How We Discovered the Real Treasures of France
By Jeffrey M. Bowen
On
a recent trip to France, my wife and I realized that its impressive places and
works of art came alive when we took a closer look at the stories of their
creators. Here are three of those stories about people
whose historical dimensions gave purpose to our travels.
In May of 1770 a 14-year-old winsome
teenager named Antoine was escorted to France by an entourage of 57 carriages
and 376 horses. Awaiting was her future
husband, a 15-year-old named Louis, the king’s grandson and heir apparent to
the throne. Soon known formally as Marie Antoinette, the young
Austrian beauty had ash-blond hair, grayish blue eyes, and a radiant complexion. She was lighthearted, frivolous and
extravagant. The public immediately
embraced her like a latter-day rock star.
Before long Marie learned how to celebrate
wealth. She thrived on the social whirl while
her subjects increasingly suffered from high taxes and poor harvests. Nor did she understand her public’s growing
demand for democracy. Although she never
did say “Let them eat cake”, Marie was rather unfairly vilified and blamed for her
country’s bankrupt treasury. Just 23
years after her coronation, France’s last queen was publicly humiliated,
beheaded and thrown into a commoner’s grave.
By 1793 her fairy tale became a tragedy beset by revolution.
Nearly
a century later, as the centennial celebration of that revolution neared, a
unique wrought iron framework was taking shape on the city’s military parade
ground of Paris. Nowadays known as the
Eiffel Tower, the so-called Iron Lady was roundly denounced as ugly, oversized,
and likely to collapse. Few believed it
would be permanent. But its talented
designer, Gustav Eiffel, insisted the 984-foot tower would stand strong against
the winds of time and serve as an enduring tribute to his country’s economic
and technological rejuvenation.
Tragically, in the next century the limits of that renewal would be
sorely tested twice in world wars.
Gaston
Huet was one of thousands of French and British soldiers trapped between
Hitler’s Wehrmacht and the sea at the northwestern corner of France in May of
1940. His home was the Loire Valley,
and his lifelong commitment was to his vineyard in Vouvray. Both would become an impossible dream over
the next five years as Huet and his mates tried to survive in a POW camp for 4,000
officers in Silesia, Germany.
After returning starved and near death
from the war, Huet’s first words were, “The vines, what about the vines?” This legendary
vintner went on to become one of France’s greatest winemakers as well as the
mayor of Vouvray for 46 years.
The story of Gaston Huet reflects the
extraordinary survival of French wines and vineyards despite the stubborn
efforts of the Nazis to steal, secretly store, or transport back to Germany
millions of bottles of the yields of France.

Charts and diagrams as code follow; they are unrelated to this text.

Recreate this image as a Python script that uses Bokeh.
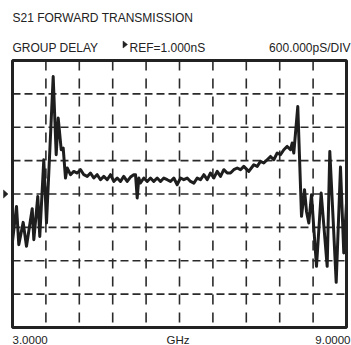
from bokeh.plotting import figure
from bokeh.models import Range1d, Label, ColumnDataSource
from bokeh.embed import file_html
from bokeh.resources import INLINE

# Sweep: frequency (GHz) and group delay (ns)
freq_ghz = [3.000, 3.072, 3.113, 3.192, 3.251, 3.354, 3.383, 3.454, 3.490, 3.562,
            3.611, 3.731, 3.785, 3.821, 3.875, 3.911, 3.952, 3.983, 4.042, 4.101,
            4.162, 4.222, 4.281, 4.342, 4.401, 4.460, 4.522, 4.581, 4.640, 4.701,
            4.760, 4.820, 4.881, 4.940, 4.999, 5.060, 5.120, 5.179, 5.210, 5.240,
            5.269, 5.299, 5.359, 5.420, 5.479, 5.538, 5.599, 5.659, 5.718, 5.779,
            5.838, 5.898, 5.959, 6.018, 6.077, 6.138, 6.198, 6.258, 6.318, 6.378,
            6.437, 6.498, 6.557, 6.616, 6.677, 6.737, 6.796, 6.857, 6.916, 6.975,
            7.037, 7.096, 7.155, 7.245, 7.335, 7.396, 7.455, 7.514, 7.575, 7.635,
            7.694, 7.755, 7.814, 7.874, 7.935, 7.994, 8.024, 8.053, 8.125, 8.192,
            8.246, 8.282, 8.323, 8.371, 8.461, 8.545, 8.653, 8.700, 8.815, 8.892,
            8.951, 9.000]
delay_ns = [0.149, 0.777, 0.089, 0.490, 0.059, 0.736, 0.179, 0.957, 0.238, 1.616,
            0.479, 3.113, 1.706, 2.365, 1.796, 1.826, 1.287, 1.467, 1.347, 1.406,
            1.377, 1.437, 1.347, 1.316, 1.377, 1.287, 1.347, 1.257, 1.316, 1.257,
            1.347, 1.226, 1.287, 1.226, 1.316, 1.226, 1.305, 1.347, 1.347, 0.928,
            1.287, 1.198, 1.287, 1.226, 1.287, 1.226, 1.287, 1.226, 1.287, 1.257,
            1.226, 1.287, 1.167, 1.287, 1.257, 1.287, 1.226, 1.196, 1.287, 1.257,
            1.347, 1.257, 1.377, 1.287, 1.406, 1.316, 1.437, 1.377, 1.377, 1.437,
            1.467, 1.437, 1.496, 1.406, 1.526, 1.496, 1.586, 1.557, 1.616, 1.675,
            1.616, 1.737, 1.706, 1.796, 1.855, 1.796, 1.916, 1.737, 2.574, 0.598,
            1.077, 0.682, 0.479, 0.987, -0.301, 1.018, -0.301, 1.765, -0.588, 1.485,
            -0.060, 0.838]

start_ghz = 3.0
stop_ghz = 9.0
ref_ns = 1.0
per_div_ns = 0.6
n_xdiv = 10
n_ydiv = 8

title_text = "S21 FORWARD TRANSMISSION"
mode_text = "GROUP DELAY"
ref_text = "REF=1.000nS"
scale_text = "600.000pS/DIV"
start_text = "3.0000"
unit_text = "GHz"
stop_text = "9.0000"

# ---- layout (pixels) ----
W, H = 351, 345
BOX_L, BOX_R, BOX_T, BOX_B = 12, 346, 60, 327
FONT = "Liberation Sans"
COL = "#222222"

ybot = ref_ns - per_div_ns * n_ydiv / 2
ytop = ref_ns + per_div_ns * n_ydiv / 2
xstep = (stop_ghz - start_ghz) / n_xdiv

sx = (BOX_R - BOX_L) / (stop_ghz - start_ghz)   # px per GHz
sy = (BOX_B - BOX_T) / (ytop - ybot)            # px per ns
x0 = start_ghz - BOX_L / sx
x1 = stop_ghz + (W - BOX_R) / sx
y1 = ytop + BOX_T / sy
y0 = ybot - (H - BOX_B) / sy


def X(px):
    return x0 + px / sx


def Y(py):
    return y1 - py / sy


p = figure(width=W, height=H, output_backend="svg", toolbar_location=None,
           x_range=Range1d(x0, x1), y_range=Range1d(y0, y1),
           x_axis_location=None, y_axis_location=None,
           min_border=0, min_border_left=0, min_border_right=0,
           min_border_top=0, min_border_bottom=0)
p.title.visible = False
p.xgrid.visible = False
p.ygrid.visible = False
p.outline_line_color = None
p.background_fill_color = "white"
p.border_fill_color = "white"

# graticule
xt = [start_ghz + i * xstep for i in range(1, n_xdiv)]
yt = [ybot + i * per_div_ns for i in range(1, n_ydiv)]
p.segment(x0=xt, y0=[ytop] * len(xt), x1=xt, y1=[ybot] * len(xt),
          line_color="#2a2a2a", line_width=1.6, line_dash="10 8")
p.segment(x0=[start_ghz] * len(yt), y0=yt, x1=[stop_ghz] * len(yt), y1=yt,
          line_color="#2a2a2a", line_width=1.6, line_dash="8 4")

# trace
src = ColumnDataSource(dict(f=freq_ghz, d=delay_ns))
p.line("f", "d", source=src, line_color="#1e1e1e", line_width=3, line_join="round")

# frame
p.quad(left=[start_ghz], right=[stop_ghz], bottom=[ybot], top=[ytop],
       fill_color=None, line_color="#222222", line_width=3)


def lab(x, y, t, align="left", size="12px"):
    p.add_layout(Label(x=X(x), y=Y(y), text=t, text_align=align,
                       text_baseline="alphabetic", text_font=FONT,
                       text_font_size=size, text_color=COL))


def arrow(xl, yc, w, h):
    p.patch([X(xl), X(xl + w), X(xl)], [Y(yc - h / 2), Y(yc), Y(yc + h / 2)],
            fill_color=COL, line_color=COL, line_width=0.5)


lab(12, 17.5, title_text)
lab(12, 47.5, mode_text)
arrow(122.5, 44, 4.5, 7)
lab(129, 47.5, ref_text)
lab(350, 47.5, scale_text, align="right")
lab(12, 339, start_text, size="11.5px")
lab(177.5, 339, unit_text, align="center", size="11.5px")
lab(350, 339, stop_text, align="right", size="11.5px")
arrow(3, BOX_T + (ytop - ref_ns) * sy, 4.5, 8)

open("out.html", "w").write(file_html(p, INLINE))
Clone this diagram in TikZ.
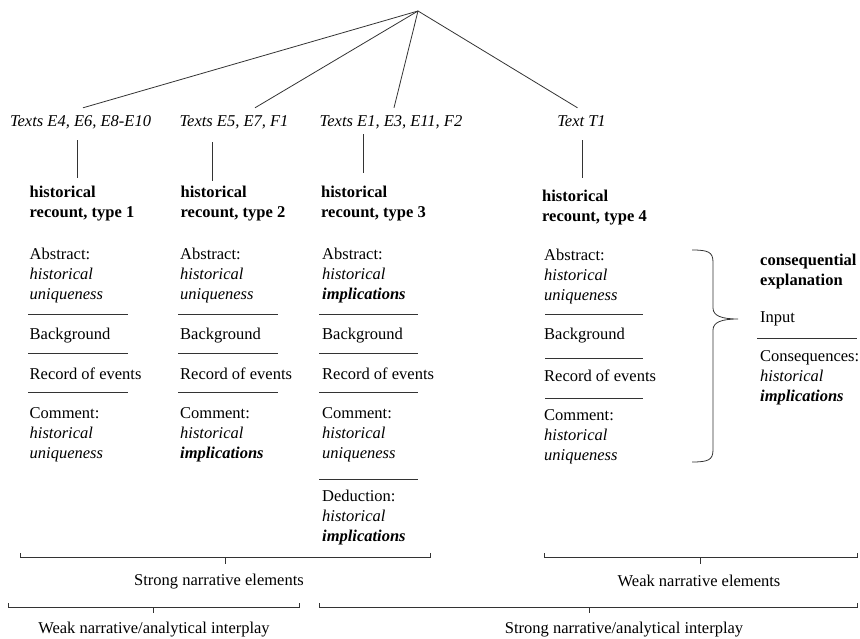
\documentclass[tikz,border=0pt]{standalone}
\usepackage{fontspec}
\setmainfont{Liberation Serif}
\begin{document}
\begin{tikzpicture}[x=1pt,y=-1pt,
  every node/.style={font=\fontsize{16.5}{20}\selectfont, inner sep=0pt},
  rule/.style={line width=0.8pt, draw=black!80},
  textlabel/.style={font=\fontsize{16.5}{20}\selectfont\itshape,
    text height=11pt, text depth=3pt, inner ysep=8pt, inner xsep=0pt},
  block/.style={anchor=north west, align=left},
  title/.style={block, font=\fontsize{16.5}{20}\selectfont\bfseries},
  caption/.style={anchor=center}]

\useasboundingbox (0,0) rectangle (860,639);

% root of the fan and the four text groups
\coordinate (apex) at (418,11);
\node[textlabel] (lbl1) at (80.5,123) {Texts E4, E6, E8-E10};
\node[textlabel] (lbl2) at (234,123) {Texts E5, E7, F1};
\node[textlabel] (lbl3) at (391,123) {Texts E1, E3, E11, F2};
\node[textlabel] (lbl4) at (581.5,123) {Text T1};

\draw[rule] (apex) -- ([xshift=2.5pt]lbl1.north);
\draw[rule] (apex) -- ([xshift=21pt]lbl2.north);
\draw[rule] (apex) -- ([xshift=3pt]lbl3.north);
\draw[rule] (apex) -- ([xshift=-4pt]lbl4.north);

\draw[rule] ([xshift=-3.5pt,yshift=-2pt]lbl1.south) -- ++(0,38);
\draw[rule] ([xshift=-22pt,yshift=-4pt]lbl2.south) -- ++(0,39);
\draw[rule] ([xshift=-28pt,yshift=4pt]lbl3.south) -- ++(0,39);
\draw[rule] ([xshift=0.5pt,yshift=-2pt]lbl4.south) -- ++(0,38);

% type 1
\node[title] (t1) at (29.5,185.5) {historical\\recount, type 1};
\node[block] (a1) at (29.5,247.5) {Abstract:\\\textit{historical}\\\textit{uniqueness}};
\draw[rule] (28,314) -- (128,314);
\node[block] (b1) at (29.5,327.5) {Background};
\draw[rule] (28,353) -- (128,353);
\node[block] (r1) at (29.5,367.5) {Record of events};
\draw[rule] (28,392) -- (128,392);
\node[block] (c1) at (29.5,407.5) {Comment:\\\textit{historical}\\\textit{uniqueness}};

% type 2
\node[title] (t2) at (180.5,185.5) {historical\\recount, type 2};
\node[block] (a2) at (180,247.5) {Abstract:\\\textit{historical}\\\textit{uniqueness}};
\draw[rule] (178,314) -- (278,314);
\node[block] (b2) at (180,327.5) {Background};
\draw[rule] (178,353) -- (278,353);
\node[block] (r2) at (180,367.5) {Record of events};
\draw[rule] (178,392) -- (278,392);
\node[block] (c2) at (180,407.5) {Comment:\\\textit{historical}\\\textbf{\textit{implications}}};

% type 3
\node[title] (t3) at (321,185.5) {historical\\recount, type 3};
\node[block] (a3) at (322,247.5) {Abstract:\\\textit{historical}\\\textbf{\textit{implications}}};
\draw[rule] (319,314) -- (418,314);
\node[block] (b3) at (322,327.5) {Background};
\draw[rule] (319,353) -- (418,353);
\node[block] (r3) at (322,367.5) {Record of events};
\draw[rule] (319,392) -- (418,392);
\node[block] (c3) at (322,407.5) {Comment:\\\textit{historical}\\\textit{uniqueness}};
\draw[rule] (319,479) -- (418,479);
\node[block] (d3) at (322,489.5) {Deduction:\\\textit{historical}\\\textbf{\textit{implications}}};

% type 4
\node[title] (t4) at (542,189.5) {historical\\recount, type 4};
\node[block] (a4) at (544,248.5) {Abstract:\\\textit{historical}\\\textit{uniqueness}};
\draw[rule] (545,314) -- (643,314);
\node[block] (b4) at (544,327.5) {Background};
\draw[rule] (545,358) -- (643,358);
\node[block] (r4) at (544,369.5) {Record of events};
\draw[rule] (545,398) -- (643,398);
\node[block] (c4) at (544,409.5) {Comment:\\\textit{historical}\\\textit{uniqueness}};

% brace gathering type 4 into the consequential explanation
\draw[rule] (692,250) .. controls (708,250) and (713,252) .. (713,262)
  -- (713,308) .. controls (713,316) and (722,319) .. (738,319)
  .. controls (722,319) and (713,322) .. (713,330)
  -- (713,450) .. controls (713,460) and (708,462) .. (692,462);

\node[title] (ce) at (760,253.5) {consequential\\explanation};
\node[block] (in) at (760,311.5) {Input};
\draw[rule] (757,338) -- (857,338);
\node[block] (cq) at (760,350.5) {Consequences:\\\textit{historical}\\\textbf{\textit{implications}}};

% grouping brackets at the foot
\draw[rule] (20,553) -- (20,557) -- (430,557) -- (430,553);
\draw[rule] (225,557) -- (225,564);
\node[caption] (sne) at (219,582) {Strong narrative elements};

\draw[rule] (544,553) -- (544,557) -- (857,557) -- (857,553);
\draw[rule] (700,557) -- (700,564);
\node[caption] (wne) at (699,581) {Weak narrative elements};

\draw[rule] (8,603) -- (8,607) -- (299,607) -- (299,603);
\draw[rule] (153,607) -- (153,613);
\node[caption] (wai) at (154,630) {Weak narrative/analytical interplay};

\draw[rule] (319,603) -- (319,607) -- (857,607) -- (857,603);
\draw[rule] (589,607) -- (589,613);
\node[caption] (sai) at (624,630) {Strong narrative/analytical interplay};

\end{tikzpicture}
\end{document}
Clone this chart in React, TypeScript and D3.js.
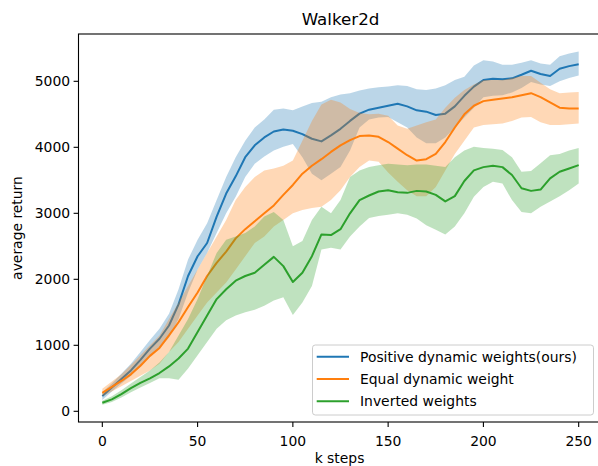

However, by sealing their precious wines behind brick walls in cellars, burying
them underground in family gardens, and storing them in caves, or as a last
recourse diluting them and giving Nazis the dregs, the French winemakers preserved
their best wines for posterity.
France’s love for wine grapes is unquenchable. Today the country produces
seven billion bottles annually across
seven different wine-producing regions. Rules
for growing are strictly enforced by the state so that top quality is
preserved. Anyone who travels the rural
roads of France, just as we did on our trip, must come away believing that vineyards
and wine are the heart and soul of France.
Our trip included dining in Paris on the lower
platform restaurant of the Eiffel Tower.
Coincidentally, the restaurants and elevators above us were closed due
to 50 mile-per-hour gales. Even though
we felt a slight sway, we silently thanked Gustav Eiffel for building a
monument that welcomes the winds.
Finally, our visit to the City of Light would
have been incomplete without a visit to Versailles, which is really comprised
of the palace, gardens, and on the same grounds just outside the city, a
magical chateau called the Petit Trianon.
This Disney-like fantasy land was really Marie Antoinette’s private
domain, given by her husband as a hideaway.
There she and her companions could isolate themselves from the prying
eyes of the hoi polloi and enjoy magnificent décor, musical plays, and a unique
hamlet with quaint cottages, ponds, and endless flower gardens. Marie and her friends loved the idea of pretending
to farm.
Our trip reached beyond the stunningly
elaborate décor of Versailles, the dominating Iron Lady of Paris, and miles of vineyards. No question, the sheer natural beauty of the
landscape and cultural sites were a delight.
But our experience was more deeply
enriched by characters who told us their stories. The individuals I have introduced -- Marie
Antoinette, Gustav Eiffel, and Gaston Huet – embody the destinies,
accomplishments, and fates that reflect the real treasures of France.